President Grover Cleveland acknowledged Washington’s message and agreed that his words would give the black community a new-found sense of hope (Oden, 162). Abandoning the constant fight for Civil Rights and submitting to the rules laid out by those in power was Washington’s ideology. Constant demand for racial equality would be counter-productive for the black community. If they were to embrace the conflict, then the African Americans would no longer be viewed as “foreigners” or “aliens” to the white community, and change in the right direction would begin (Oden, 164).

The message was accepted by the majority of the black community at first, but views and opinions changed as time went forward. Booker T. Washington faced a mass amount of criticism by members of the black community following his Atlanta Exposition Address. Washington was criticized for accommodating white supremacy and utilizing his power as the “de facto spokesman” for black America to suppress his rivals (American Radioworks, 2013). While some African Americans looked upon Washington as a hero, others, like W. E. B Du Bois, viewed him as a traitor.

The question at hand was should black people concentrate on a gradual accumulation of skills and economic security, or demand the full and immediate rights simply due them as American citizens? Du Bois ideas were predominately, give African-Americans full equality now; while Washington, on the other hand, was, allow us to get jobs and attend trade school so African-Americans could gain stable lives. The passion and fire Du Bois exuberated through his writing and speeches earned him a large following amongst the black community. The radical approach of W. E. B. Du Bois clashed with the ideas preached by Booker T.

Washington. Though the approaches of both men can be criticized, both Du Bois and Washington were key figures in the advancement of African Americans. The content delivered in the Atlanta Exposition paved the way for the enactment of the Civil Rights Act of 1964. Washington’s position of leadership accompanied by his political influences is what sparked the black community to make strides for social equality. Some chose to formally make those strides through obedience and self-augmentation, while others made those strides by constantly demanding the benefit of the same rights given to the superior class.

Radical activists such as W. E. B. Dubois may not have emerged if it weren’t for the initial message of the conservative Booker T. Washington. The criticism and recognition the Exposition Address received kept the topic of racial discrimination to be subject of conversation, which gave the issue the attention needed in order for a solution to be put in place. “The Atlanta Exposition Address” and “Of Booker T. Washington” were well written pieces. The articles gave the reader an idea as to what the reaction and public opinion was following the exposition address.

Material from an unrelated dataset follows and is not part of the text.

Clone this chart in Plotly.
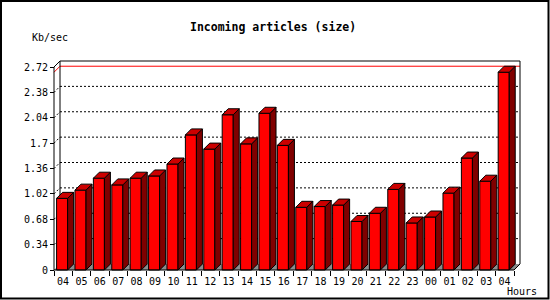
import plotly.graph_objects as go

# ---------------- data ----------------
hours = ["04", "05", "06", "07", "08", "09", "10", "11", "12", "13", "14", "15", "16",
         "17", "18", "19", "20", "21", "22", "23", "00", "01", "02", "03", "04"]
kb_per_sec = [0.96, 1.07, 1.23, 1.14, 1.23, 1.26, 1.42, 1.81, 1.62, 2.08, 1.69, 2.10, 1.67,
              0.84, 0.85, 0.87, 0.65, 0.76, 1.08, 0.63, 0.71, 1.03, 1.50, 1.19, 2.65]
y_ticks = [0, 0.34, 0.68, 1.02, 1.36, 1.70, 2.04, 2.38, 2.72]
y_tick_text = ["0", "0.34", "0.68", "1.02", "1.36", "1.7", "2.04", "2.38", "2.72"]
title_text = "Incoming articles (size)"
y_unit = "Kb/sec"
x_unit = "Hours"

# ---------------- geometry ----------------
W, H = 550, 300
ml, mr, mt, mb = 52, 28, 59, 28
pw, ph = W - ml - mr, H - mt - mb
n = len(hours)
ymax = y_ticks[-1]
sx = (pw - 10) / n            # px per category
sy = (ph - 10) / ymax         # px per unit
dx = 6 / sx                   # depth in data units
dy = 6 / sy
xr = [-0.5 - 2 / sx, n - 0.5 + 8 / sx]
yr = [-2 / sy, ymax + 8 / sy]

def px_x(p):
    return (p - ml) / pw

def px_y(p):
    return (H - mb - p) / ph

RED, TOP, SIDE, FLOOR = "#ff0000", "#cc0000", "#800000", "#8c8c8c"

fig = go.Figure()

# front faces
fig.add_trace(go.Bar(
    x=list(range(n)), y=kb_per_sec, width=0.6, offset=-0.36,
    marker=dict(color=RED, line=dict(color="black", width=1)),
    hoverinfo="skip", showlegend=False))

# side & top faces
sx_list, sy_list, tx_list, ty_list = [], [], [], []
for i, v in enumerate(kb_per_sec):
    x0, x1 = i - 0.36, i + 0.24
    sx_list += [x1, x1 + dx, x1 + dx, x1, x1, None]
    sy_list += [0, dy, v + dy, v, 0, None]
    tx_list += [x0, x1, x1 + dx, x0 + dx, x0, None]
    ty_list += [v, v, v + dy, v + dy, v, None]
fig.add_trace(go.Scatter(x=sx_list, y=sy_list, mode="lines", fill="toself",
                         fillcolor=SIDE, line=dict(color="black", width=1),
                         hoverinfo="skip", showlegend=False))
fig.add_trace(go.Scatter(x=tx_list, y=ty_list, mode="lines", fill="toself",
                         fillcolor=TOP, line=dict(color="black", width=1),
                         hoverinfo="skip", showlegend=False))

shapes = []
L, R = -0.5, n - 0.5
# floor
shapes.append(dict(type="path", xref="x", yref="y", layer="below",
                   path=f"M{L},0 L{R},0 L{R+dx},{dy} L{L+dx},{dy} Z",
                   fillcolor=FLOOR, line=dict(width=0)))
# dotted grid on back wall + left wall
for t in y_ticks[1:-1]:
    shapes.append(dict(type="line", xref="x", yref="y", layer="below",
                       x0=L + dx, x1=R + dx, y0=t + dy, y1=t + dy,
                       line=dict(color="black", width=1, dash="2px,2px")))
    shapes.append(dict(type="line", xref="x", yref="y", layer="below",
                       x0=L, x1=L + dx, y0=t, y1=t + dy,
                       line=dict(color="black", width=1, dash="2px,2px")))
# max line
m = max(kb_per_sec)
shapes.append(dict(type="line", xref="x", yref="y", layer="below",
                   x0=L + dx, x1=R + dx, y0=m + dy, y1=m + dy,
                   line=dict(color="red", width=1)))
shapes.append(dict(type="line", xref="x", yref="y", layer="below",
                   x0=L, x1=L + dx, y0=m, y1=m + dy,
                   line=dict(color="red", width=1)))
# back wall frame
frame = [
    (L + dx, dy, L + dx, ymax + dy),
    (L + dx, ymax + dy, R + dx, ymax + dy),
    (R + dx, dy, R + dx, ymax + dy),
    (L, ymax, L + dx, ymax + dy),
    (R, 0, R + dx, dy),
]
for (a, b, c, d) in frame:
    shapes.append(dict(type="line", xref="x", yref="y", layer="below",
                       x0=a, y0=b, x1=c, y1=d, line=dict(color="black", width=1)))
# front axes
for (a, b, c, d) in [(L, 0, R, 0), (L, 0, L, ymax)]:
    shapes.append(dict(type="line", xref="x", yref="y", layer="above",
                       x0=a, y0=b, x1=c, y1=d, line=dict(color="black", width=1)))
# outer border
shapes.append(dict(type="rect", xref="paper", yref="paper",
                   x0=px_x(1), x1=px_x(548.5), y0=px_y(1), y1=px_y(298.5),
                   line=dict(color="black", width=2), fillcolor="rgba(0,0,0,0)"))

mono = "DejaVu Sans Mono"
annotations = [
    dict(text=f"<b>{title_text}</b>", xref="paper", yref="paper",
         x=px_x(273), y=px_y(27.5), xanchor="center", yanchor="middle",
         showarrow=False, font=dict(family=mono, size=11.5, color="black")),
    dict(text=y_unit, xref="paper", yref="paper", x=px_x(30), y=px_y(37),
         xanchor="left", yanchor="middle", showarrow=False,
         font=dict(family=mono, size=10, color="black")),
    dict(text=x_unit, xref="paper", yref="paper", x=px_x(505), y=px_y(291),
         xanchor="left", yanchor="middle", showarrow=False,
         font=dict(family=mono, size=10, color="black")),
]

fig.update_layout(
    width=W, height=H, margin=dict(l=ml, r=mr, t=mt, b=mb, pad=0),
    paper_bgcolor="white", plot_bgcolor="white",
    shapes=shapes, annotations=annotations, showlegend=False,
    xaxis=dict(range=xr, anchor="free", position=2 / ph,
               tickmode="array", tickvals=[i - 0.5 for i in range(n + 1)],
               ticktext=hours + [""], ticklabelshift=int(round(sx / 2)),
               ticklabelstandoff=-3,
               ticks="outside", ticklen=5, tickcolor="black", tickwidth=1,
               showgrid=False, zeroline=False, showline=False,
               tickfont=dict(family=mono, size=10, color="black"), fixedrange=True),
    yaxis=dict(range=yr, anchor="free", position=2 / pw,
               tickmode="array", tickvals=y_ticks, ticktext=y_tick_text,
               ticks="outside", ticklen=4, tickcolor="black", tickwidth=1,
               showgrid=False, zeroline=False, showline=False,
               tickfont=dict(family=mono, size=10, color="black"), fixedrange=True),
)

fig.write_html("out.html")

Also, it illustrated the types of hardships and constant criticism Booker T. Washington faced simply for voicing his opinion. However, the exert selected from “Of Mr. Booker T. Washington and Others” would have been more effective if it described the actions taken by W. E. B. Dubois and his large cult of followers took in order to combat the social injustices faced at the time. The article goes into great detail of the criticism aimed towards Washington’s approach, yet fails to mention the steps taken on the radical side of the spectrum in order to promote social equality.

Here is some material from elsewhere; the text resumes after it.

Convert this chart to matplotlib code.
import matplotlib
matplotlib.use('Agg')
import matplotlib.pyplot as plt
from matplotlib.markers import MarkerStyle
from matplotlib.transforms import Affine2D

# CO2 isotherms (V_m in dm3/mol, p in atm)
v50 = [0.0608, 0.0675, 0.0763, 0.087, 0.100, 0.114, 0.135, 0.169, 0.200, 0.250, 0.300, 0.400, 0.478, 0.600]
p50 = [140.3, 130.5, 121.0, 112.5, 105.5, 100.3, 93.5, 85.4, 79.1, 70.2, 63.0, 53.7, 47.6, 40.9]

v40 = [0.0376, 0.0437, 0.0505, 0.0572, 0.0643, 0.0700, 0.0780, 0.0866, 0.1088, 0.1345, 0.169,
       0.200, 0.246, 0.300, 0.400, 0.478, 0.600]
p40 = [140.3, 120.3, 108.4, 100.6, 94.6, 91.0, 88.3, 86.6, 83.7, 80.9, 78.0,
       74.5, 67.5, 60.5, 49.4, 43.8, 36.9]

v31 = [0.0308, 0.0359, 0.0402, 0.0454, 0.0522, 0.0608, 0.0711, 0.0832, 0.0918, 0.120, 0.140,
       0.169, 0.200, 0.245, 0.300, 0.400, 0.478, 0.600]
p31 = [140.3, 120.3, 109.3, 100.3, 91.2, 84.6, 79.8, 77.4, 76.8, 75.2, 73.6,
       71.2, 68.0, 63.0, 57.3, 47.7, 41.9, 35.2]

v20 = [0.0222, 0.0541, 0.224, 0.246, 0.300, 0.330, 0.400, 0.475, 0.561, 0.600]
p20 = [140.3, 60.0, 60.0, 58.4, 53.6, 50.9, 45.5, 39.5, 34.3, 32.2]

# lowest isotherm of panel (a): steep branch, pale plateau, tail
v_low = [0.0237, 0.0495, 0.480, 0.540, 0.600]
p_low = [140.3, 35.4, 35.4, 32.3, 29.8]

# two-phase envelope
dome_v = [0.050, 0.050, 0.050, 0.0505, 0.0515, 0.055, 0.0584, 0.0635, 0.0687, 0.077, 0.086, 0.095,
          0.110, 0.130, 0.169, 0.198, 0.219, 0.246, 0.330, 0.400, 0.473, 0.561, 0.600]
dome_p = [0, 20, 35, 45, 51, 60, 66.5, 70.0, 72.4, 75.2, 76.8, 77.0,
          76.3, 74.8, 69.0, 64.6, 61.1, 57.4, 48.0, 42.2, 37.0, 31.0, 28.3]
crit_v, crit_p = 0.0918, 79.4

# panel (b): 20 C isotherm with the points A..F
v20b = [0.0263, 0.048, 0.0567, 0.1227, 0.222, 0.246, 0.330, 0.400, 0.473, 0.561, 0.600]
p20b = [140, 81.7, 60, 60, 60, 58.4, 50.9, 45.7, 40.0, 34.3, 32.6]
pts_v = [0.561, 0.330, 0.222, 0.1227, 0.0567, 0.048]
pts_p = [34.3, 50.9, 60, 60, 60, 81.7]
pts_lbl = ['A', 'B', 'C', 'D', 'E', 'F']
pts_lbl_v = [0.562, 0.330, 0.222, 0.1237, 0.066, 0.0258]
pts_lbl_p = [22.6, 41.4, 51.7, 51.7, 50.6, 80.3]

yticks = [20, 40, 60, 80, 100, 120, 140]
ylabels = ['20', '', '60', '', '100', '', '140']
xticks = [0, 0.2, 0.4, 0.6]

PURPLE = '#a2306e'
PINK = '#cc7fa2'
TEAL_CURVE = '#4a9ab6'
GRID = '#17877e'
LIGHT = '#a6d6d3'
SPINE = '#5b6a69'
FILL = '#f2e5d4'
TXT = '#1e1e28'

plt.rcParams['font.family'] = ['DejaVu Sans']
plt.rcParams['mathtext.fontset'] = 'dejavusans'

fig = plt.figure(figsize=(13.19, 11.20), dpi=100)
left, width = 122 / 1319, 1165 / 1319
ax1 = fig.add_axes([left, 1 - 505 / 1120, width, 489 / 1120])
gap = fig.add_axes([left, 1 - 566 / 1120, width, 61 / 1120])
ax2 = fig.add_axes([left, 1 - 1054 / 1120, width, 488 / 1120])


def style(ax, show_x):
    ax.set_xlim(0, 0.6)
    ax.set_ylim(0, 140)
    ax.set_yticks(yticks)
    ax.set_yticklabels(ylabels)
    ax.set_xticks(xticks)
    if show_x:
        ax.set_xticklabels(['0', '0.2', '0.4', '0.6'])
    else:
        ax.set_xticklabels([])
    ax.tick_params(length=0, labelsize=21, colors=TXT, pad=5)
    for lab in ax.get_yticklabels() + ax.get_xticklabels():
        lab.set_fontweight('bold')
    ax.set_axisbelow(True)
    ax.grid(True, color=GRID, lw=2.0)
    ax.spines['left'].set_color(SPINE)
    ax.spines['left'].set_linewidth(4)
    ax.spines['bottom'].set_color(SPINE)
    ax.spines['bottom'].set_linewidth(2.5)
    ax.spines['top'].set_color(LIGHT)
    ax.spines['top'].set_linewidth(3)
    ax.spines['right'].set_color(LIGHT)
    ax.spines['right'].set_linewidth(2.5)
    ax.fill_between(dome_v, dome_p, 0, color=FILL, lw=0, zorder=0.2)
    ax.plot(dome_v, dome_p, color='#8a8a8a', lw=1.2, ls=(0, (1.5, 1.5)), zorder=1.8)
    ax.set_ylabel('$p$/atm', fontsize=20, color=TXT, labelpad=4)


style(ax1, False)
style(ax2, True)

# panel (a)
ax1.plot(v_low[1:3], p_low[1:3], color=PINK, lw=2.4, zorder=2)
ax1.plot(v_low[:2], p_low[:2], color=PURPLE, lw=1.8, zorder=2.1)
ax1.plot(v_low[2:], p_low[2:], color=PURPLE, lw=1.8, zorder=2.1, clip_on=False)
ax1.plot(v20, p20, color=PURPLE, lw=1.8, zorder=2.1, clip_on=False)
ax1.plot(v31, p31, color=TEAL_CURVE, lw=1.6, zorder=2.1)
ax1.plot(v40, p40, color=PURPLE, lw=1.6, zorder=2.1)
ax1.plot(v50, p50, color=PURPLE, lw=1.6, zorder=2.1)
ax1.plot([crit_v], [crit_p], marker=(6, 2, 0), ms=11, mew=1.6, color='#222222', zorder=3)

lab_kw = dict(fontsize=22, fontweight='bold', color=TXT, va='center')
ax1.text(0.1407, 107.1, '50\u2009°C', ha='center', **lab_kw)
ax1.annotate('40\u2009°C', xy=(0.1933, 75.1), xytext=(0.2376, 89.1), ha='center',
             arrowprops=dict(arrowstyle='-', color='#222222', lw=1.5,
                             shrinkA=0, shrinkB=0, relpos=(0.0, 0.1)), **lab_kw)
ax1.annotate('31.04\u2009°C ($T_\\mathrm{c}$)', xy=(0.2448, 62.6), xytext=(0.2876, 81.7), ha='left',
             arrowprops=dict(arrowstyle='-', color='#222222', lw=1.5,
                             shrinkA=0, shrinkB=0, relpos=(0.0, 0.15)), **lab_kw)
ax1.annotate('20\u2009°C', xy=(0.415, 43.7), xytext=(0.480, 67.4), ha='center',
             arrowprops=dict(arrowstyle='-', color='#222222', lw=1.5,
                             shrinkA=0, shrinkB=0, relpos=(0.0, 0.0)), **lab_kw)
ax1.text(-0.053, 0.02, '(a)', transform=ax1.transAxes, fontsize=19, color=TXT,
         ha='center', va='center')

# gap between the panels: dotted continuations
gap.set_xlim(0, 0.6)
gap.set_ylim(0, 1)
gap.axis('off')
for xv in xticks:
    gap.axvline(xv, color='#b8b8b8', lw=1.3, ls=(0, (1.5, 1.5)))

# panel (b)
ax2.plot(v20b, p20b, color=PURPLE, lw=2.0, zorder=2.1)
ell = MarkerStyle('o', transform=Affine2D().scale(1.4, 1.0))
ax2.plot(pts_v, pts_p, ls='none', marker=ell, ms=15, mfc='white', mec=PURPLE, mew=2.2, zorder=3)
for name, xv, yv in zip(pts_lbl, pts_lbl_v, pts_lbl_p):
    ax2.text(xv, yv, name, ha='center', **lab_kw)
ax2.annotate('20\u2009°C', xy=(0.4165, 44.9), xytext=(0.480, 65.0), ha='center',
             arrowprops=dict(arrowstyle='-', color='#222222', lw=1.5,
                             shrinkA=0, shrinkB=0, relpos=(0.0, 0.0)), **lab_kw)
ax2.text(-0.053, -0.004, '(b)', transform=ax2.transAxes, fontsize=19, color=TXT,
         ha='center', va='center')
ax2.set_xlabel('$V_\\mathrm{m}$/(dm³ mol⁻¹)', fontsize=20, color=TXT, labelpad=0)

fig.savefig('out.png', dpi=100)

In conclusion, the Atlanta Exposition Address was a big step towards achieving equality. The progressive philosophy articulated by Booker T. Washington forever stamps his legacy in the history of the United States. He contributed to the vital tradition of higher learning in this country and the belief that a college education should be available to all, despite their race or class. Although his ideas and beliefs were widely criticized, Washington goes down as a key figure and the face of a movement which led our country to the current state of social and economic equality enjoyed by all, regardless of race.